If your family owns a business, bring letters from the bank to prove it.
If possible, acquire a letter from an individual or company in your home country stating that they will give you a job when you return.
If you cannot get a promise of a job, try to get a letter saying that you will be considered for a job when you return, or that the company needs employees with the kind of education that you will receive in the U.S.
If your current employer can state that your studies in the U.S. will be useful in your future employment with the company, ask your employer to state this in a letter. Never quit a job immediately before applying for the visa. If you do, the Embassy will think this is proof that you do not plan to return to your country.
If family members have important positions in the government, in education, or with private corporations, mention them, and if possible, bring something that shows what their position is.
If you have traveled to the U.S. on an old, expired passport, bring it to the interview to prove that you returned home.
If you will have family members in the U.S., it is especially important for you to prove that you have reason to return to your country. DO NOT LIE about having family members in the U.S. The Embassy will check every application against computer records. If you lie, the officer will reject your application and it will be difficult to change the decision.
3. Have a specific objective
Have an academic or professional objective. Be prepared to explain why it is better for you to study in the U.S. than to study at home. Be ready to say what you want to study and what kind of career it will prepare you for in your home country.
If you are going to the U.S. to study English and then earn a degree, be able to explain your complete program of study.

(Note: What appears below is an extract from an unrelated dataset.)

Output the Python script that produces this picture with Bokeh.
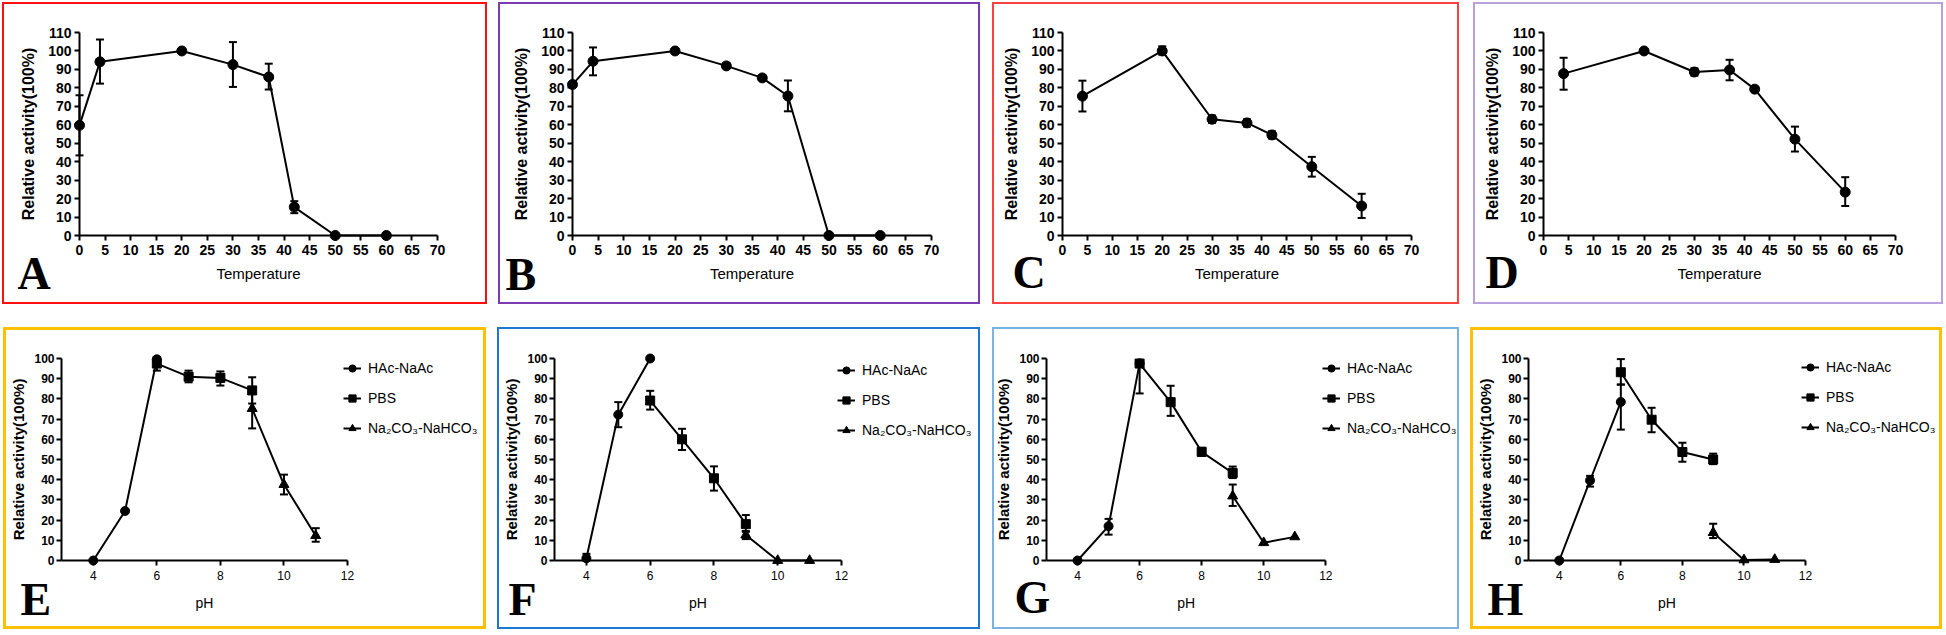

Remember, it is not enough just to say “it is better to study English in the U.S.” You should have a specific reason.
Give definite answers. If you seem unsure about your answers, the visa officers might wonder whether you are a serious student or not.

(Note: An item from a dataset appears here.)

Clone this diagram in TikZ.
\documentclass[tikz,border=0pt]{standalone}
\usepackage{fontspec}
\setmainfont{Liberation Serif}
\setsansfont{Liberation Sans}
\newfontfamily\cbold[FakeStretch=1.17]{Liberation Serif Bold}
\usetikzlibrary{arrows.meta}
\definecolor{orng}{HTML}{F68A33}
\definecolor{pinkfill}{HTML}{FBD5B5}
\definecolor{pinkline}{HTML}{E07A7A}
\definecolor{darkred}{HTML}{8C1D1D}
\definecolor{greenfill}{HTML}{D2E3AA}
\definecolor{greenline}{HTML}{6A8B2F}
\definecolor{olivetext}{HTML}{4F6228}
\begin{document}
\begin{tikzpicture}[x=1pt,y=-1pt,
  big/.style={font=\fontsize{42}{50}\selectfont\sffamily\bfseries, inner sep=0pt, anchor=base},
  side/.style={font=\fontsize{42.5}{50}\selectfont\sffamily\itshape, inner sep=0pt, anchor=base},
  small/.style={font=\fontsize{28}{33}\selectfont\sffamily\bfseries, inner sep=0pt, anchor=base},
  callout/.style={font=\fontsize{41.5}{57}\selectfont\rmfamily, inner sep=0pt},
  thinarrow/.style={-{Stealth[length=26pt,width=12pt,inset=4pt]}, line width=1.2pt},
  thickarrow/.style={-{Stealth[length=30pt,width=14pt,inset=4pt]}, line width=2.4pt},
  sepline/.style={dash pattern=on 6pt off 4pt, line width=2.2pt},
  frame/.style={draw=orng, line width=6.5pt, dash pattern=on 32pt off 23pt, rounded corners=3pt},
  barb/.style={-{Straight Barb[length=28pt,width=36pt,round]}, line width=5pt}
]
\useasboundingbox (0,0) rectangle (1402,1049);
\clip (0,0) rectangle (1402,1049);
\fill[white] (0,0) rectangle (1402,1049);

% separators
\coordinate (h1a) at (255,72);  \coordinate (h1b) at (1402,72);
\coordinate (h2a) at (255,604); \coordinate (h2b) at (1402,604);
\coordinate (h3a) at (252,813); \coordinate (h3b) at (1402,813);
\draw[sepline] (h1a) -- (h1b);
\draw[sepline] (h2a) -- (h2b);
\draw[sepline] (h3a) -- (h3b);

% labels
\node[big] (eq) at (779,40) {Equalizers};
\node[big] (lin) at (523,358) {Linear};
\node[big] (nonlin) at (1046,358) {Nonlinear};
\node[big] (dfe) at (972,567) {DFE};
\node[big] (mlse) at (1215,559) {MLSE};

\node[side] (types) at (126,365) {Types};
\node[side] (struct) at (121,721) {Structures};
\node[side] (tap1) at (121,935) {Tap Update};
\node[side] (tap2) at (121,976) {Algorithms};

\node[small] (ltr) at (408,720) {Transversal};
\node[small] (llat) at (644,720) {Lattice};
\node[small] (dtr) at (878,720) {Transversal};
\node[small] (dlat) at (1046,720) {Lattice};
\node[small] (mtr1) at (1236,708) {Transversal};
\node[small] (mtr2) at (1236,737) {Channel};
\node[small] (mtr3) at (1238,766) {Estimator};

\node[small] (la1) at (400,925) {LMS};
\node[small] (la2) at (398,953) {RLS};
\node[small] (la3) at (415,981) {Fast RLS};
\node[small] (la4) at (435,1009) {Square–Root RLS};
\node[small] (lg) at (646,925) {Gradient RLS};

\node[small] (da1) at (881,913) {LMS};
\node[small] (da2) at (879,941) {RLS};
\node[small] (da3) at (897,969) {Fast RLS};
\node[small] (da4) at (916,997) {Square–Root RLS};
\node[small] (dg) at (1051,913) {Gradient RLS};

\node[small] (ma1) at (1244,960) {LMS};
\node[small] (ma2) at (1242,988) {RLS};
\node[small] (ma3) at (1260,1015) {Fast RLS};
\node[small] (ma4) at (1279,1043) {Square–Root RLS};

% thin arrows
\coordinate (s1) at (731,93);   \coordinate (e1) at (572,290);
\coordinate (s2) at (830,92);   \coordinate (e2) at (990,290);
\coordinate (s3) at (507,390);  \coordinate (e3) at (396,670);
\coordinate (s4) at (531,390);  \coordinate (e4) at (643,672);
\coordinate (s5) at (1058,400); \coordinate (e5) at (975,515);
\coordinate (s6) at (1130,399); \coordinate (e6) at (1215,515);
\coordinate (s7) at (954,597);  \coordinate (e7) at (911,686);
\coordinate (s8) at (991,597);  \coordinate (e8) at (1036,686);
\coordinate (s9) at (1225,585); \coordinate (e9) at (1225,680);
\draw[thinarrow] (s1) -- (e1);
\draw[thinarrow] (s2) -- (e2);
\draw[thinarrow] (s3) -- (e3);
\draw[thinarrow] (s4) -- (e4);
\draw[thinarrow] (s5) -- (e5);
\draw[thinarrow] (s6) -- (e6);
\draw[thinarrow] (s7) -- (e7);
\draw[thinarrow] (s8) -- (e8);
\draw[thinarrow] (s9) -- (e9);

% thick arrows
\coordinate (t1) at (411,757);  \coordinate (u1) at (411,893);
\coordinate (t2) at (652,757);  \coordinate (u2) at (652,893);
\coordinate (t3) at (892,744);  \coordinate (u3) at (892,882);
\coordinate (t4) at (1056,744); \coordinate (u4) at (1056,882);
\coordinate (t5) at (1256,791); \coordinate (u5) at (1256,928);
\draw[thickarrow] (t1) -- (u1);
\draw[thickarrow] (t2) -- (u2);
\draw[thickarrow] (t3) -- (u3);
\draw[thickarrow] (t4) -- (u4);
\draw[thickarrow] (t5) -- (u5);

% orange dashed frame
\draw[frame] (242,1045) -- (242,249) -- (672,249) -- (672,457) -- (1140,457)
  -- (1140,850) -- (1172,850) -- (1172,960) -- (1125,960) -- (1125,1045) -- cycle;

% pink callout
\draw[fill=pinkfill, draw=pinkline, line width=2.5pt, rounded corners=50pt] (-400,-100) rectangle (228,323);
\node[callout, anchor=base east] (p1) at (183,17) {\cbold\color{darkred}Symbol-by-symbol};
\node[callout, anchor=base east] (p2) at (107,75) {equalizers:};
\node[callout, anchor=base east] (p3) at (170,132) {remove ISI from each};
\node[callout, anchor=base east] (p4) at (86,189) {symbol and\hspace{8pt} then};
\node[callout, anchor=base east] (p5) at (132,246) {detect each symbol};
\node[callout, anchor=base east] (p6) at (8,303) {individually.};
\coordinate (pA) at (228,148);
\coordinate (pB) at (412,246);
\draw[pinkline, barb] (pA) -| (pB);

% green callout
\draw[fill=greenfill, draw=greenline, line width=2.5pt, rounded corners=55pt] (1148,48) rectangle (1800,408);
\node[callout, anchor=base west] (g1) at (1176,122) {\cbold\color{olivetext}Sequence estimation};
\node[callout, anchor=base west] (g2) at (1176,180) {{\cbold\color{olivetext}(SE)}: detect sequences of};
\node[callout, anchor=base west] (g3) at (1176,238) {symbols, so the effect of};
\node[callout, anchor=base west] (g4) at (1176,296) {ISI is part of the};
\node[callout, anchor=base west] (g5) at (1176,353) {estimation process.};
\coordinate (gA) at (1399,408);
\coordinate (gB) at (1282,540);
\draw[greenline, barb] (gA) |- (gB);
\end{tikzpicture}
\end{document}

Grades make a difference. If your grades are below average, you need to explain how you are going to succeed in the U.S. A letter from a school director or teacher in your country stating that you are a good student and recommending you to study in the U.S. may be helpful. If there were special circumstances that contributed to the bad grades, have the school explain your special circumstances.
4. Financial Support
You must have adequate, clear financial support to live and study in the U.S. and show documents to prove it. If your parents will support you financially, you should explain your parents’ employment histories. Proof of this employment is important. Large sums of money in bank accounts might not be enough proof of financial support. Use a letter from the bank that states how long the account has existed, and what the usual balance is in the account.
5. Other Suggestions
||Apply for your visa well in advance of the date you will begin your studies listed on your Form 1-20. Try to apply at least three months before you plan to travel to the United States. This will give you extra time if there are delays at the Embassy, and for you to appeal in the event of a denial. It might take longer than you expect to be issued a visa. There are times of the year when the Embassy is particularly busy and there are delays in processing all visa applications. The Embassy closes for all U.S. holidays as well as most of the holidays of your country. After the attacks of September 11 in 2001, visa processing time takes much longer. All names have to be submitted for a security clearance.

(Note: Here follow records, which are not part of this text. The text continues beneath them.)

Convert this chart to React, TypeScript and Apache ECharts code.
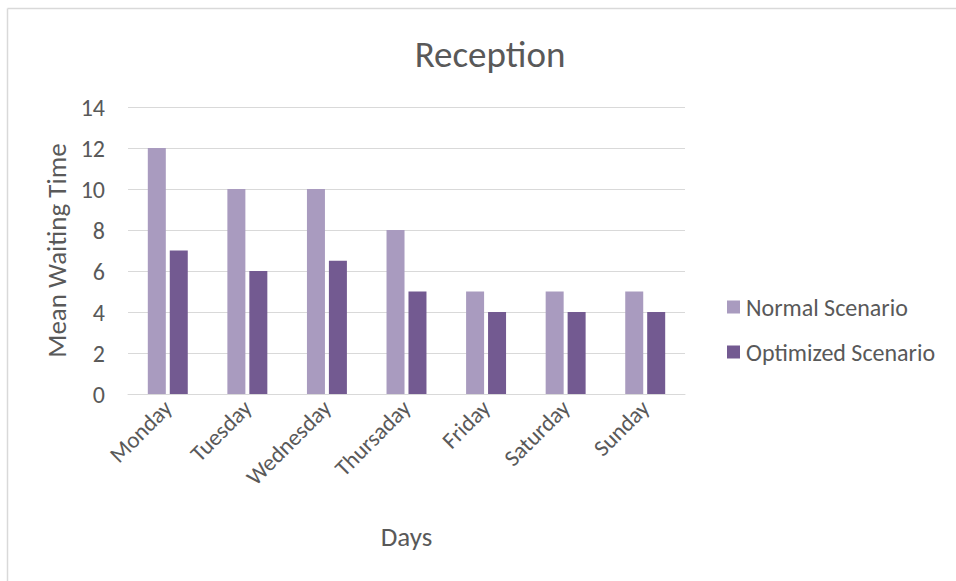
import React, { useEffect, useRef } from "react";
import * as echarts from "echarts";

const days = ["Monday", "Tuesday", "Wednesday", "Thursaday", "Friday", "Saturday", "Sunday"];
const normalScenario = [12, 10, 10, 8, 5, 5, 5];
const optimizedScenario = [7, 6, 6.5, 5, 4, 4, 4];

const FONT = "Carlito, Lato, 'Open Sans', sans-serif";
const TEXT = "#595959";

export default function App() {
  const ref = useRef<HTMLDivElement>(null);
  useEffect(() => {
    if (!ref.current) return;
    const chart = echarts.init(ref.current, undefined, { renderer: "svg" });
    chart.setOption({
      animation: false,
      backgroundColor: "#ffffff",
      textStyle: { fontFamily: FONT },
      title: {
        text: "Reception",
        left: 485,
        top: 31,
        textAlign: "center",
        textStyle: { fontFamily: FONT, fontSize: 37, fontWeight: "normal", color: TEXT },
      },
      graphic: [
        { type: "line", shape: { x1: 7.5, y1: 8.5, x2: 956, y2: 8.5 }, style: { stroke: "#D9D9D9", lineWidth: 1.5 } },
        { type: "line", shape: { x1: 7.5, y1: 8.5, x2: 7.5, y2: 581 }, style: { stroke: "#D9D9D9", lineWidth: 1.5 } },
      ],
      legend: {
        orient: "vertical",
        left: 722,
        top: 290,
        itemWidth: 13,
        itemHeight: 13,
        itemGap: 21,
        icon: "rect",
        textStyle: { fontFamily: FONT, fontSize: 24, color: TEXT, padding: [0, 0, 0, 1] },
        data: ["Normal Scenario", "Optimized Scenario"],
      },
      grid: { left: 128, right: 271, top: 107, bottom: 187, containLabel: false },
      xAxis: {
        type: "category",
        data: days,
        name: "Days",
        nameLocation: "middle",
        nameGap: 129,
        nameTextStyle: { fontFamily: FONT, fontSize: 27, color: TEXT },
        axisLine: { show: true, lineStyle: { color: "#D9D9D9", width: 1 } },
        axisTick: { show: false },
        axisLabel: { rotate: 45, margin: 10, fontFamily: FONT, fontSize: 23, color: TEXT, interval: 0 },
      },
      yAxis: {
        type: "value",
        min: 0,
        max: 14,
        interval: 2,
        name: "Mean Waiting Time",
        nameLocation: "middle",
        nameGap: 53,
        nameRotate: 90,
        nameTextStyle: { fontFamily: FONT, fontSize: 27, color: TEXT },
        axisLine: { show: false },
        axisTick: { show: false },
        axisLabel: { margin: 23, fontFamily: FONT, fontSize: 24, color: TEXT },
        splitLine: { lineStyle: { color: "#D9D9D9", width: 1 } },
      },
      series: [
        {
          name: "Normal Scenario",
          type: "bar",
          data: normalScenario,
          barWidth: 18,
          barGap: "22%",
          itemStyle: { color: "#A99BBF" },
        },
        {
          name: "Optimized Scenario",
          type: "bar",
          data: optimizedScenario,
          barWidth: 18,
          itemStyle: { color: "#735A91" },
        },
      ],
    });
    return () => chart.dispose();
  }, []);
  return <div ref={ref} style={{ position: "fixed", left: 0, top: 0, width: 956, height: 581 }} />;
}
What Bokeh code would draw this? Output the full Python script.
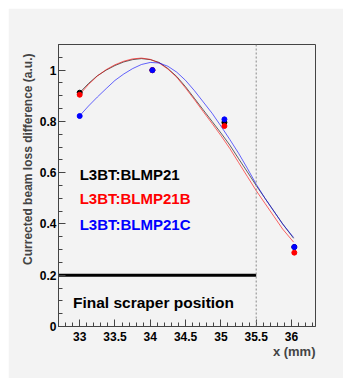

||Read and sign your I-20 form.
||Apply for your visa at the U.S. Embassy or Consulate in your home country if possible. If you apply for a visa outside of your country, it will be more difficult.
||Each case is different. Do not assume that the way a friend was judged is the way you will be judged—good or bad.
||Get help from an experienced study abroad advisor in your country. Advisors have a great deal of experience with the visa procedures at the U.S. Embassy in your country. Don’t hesitate to ask for their advice.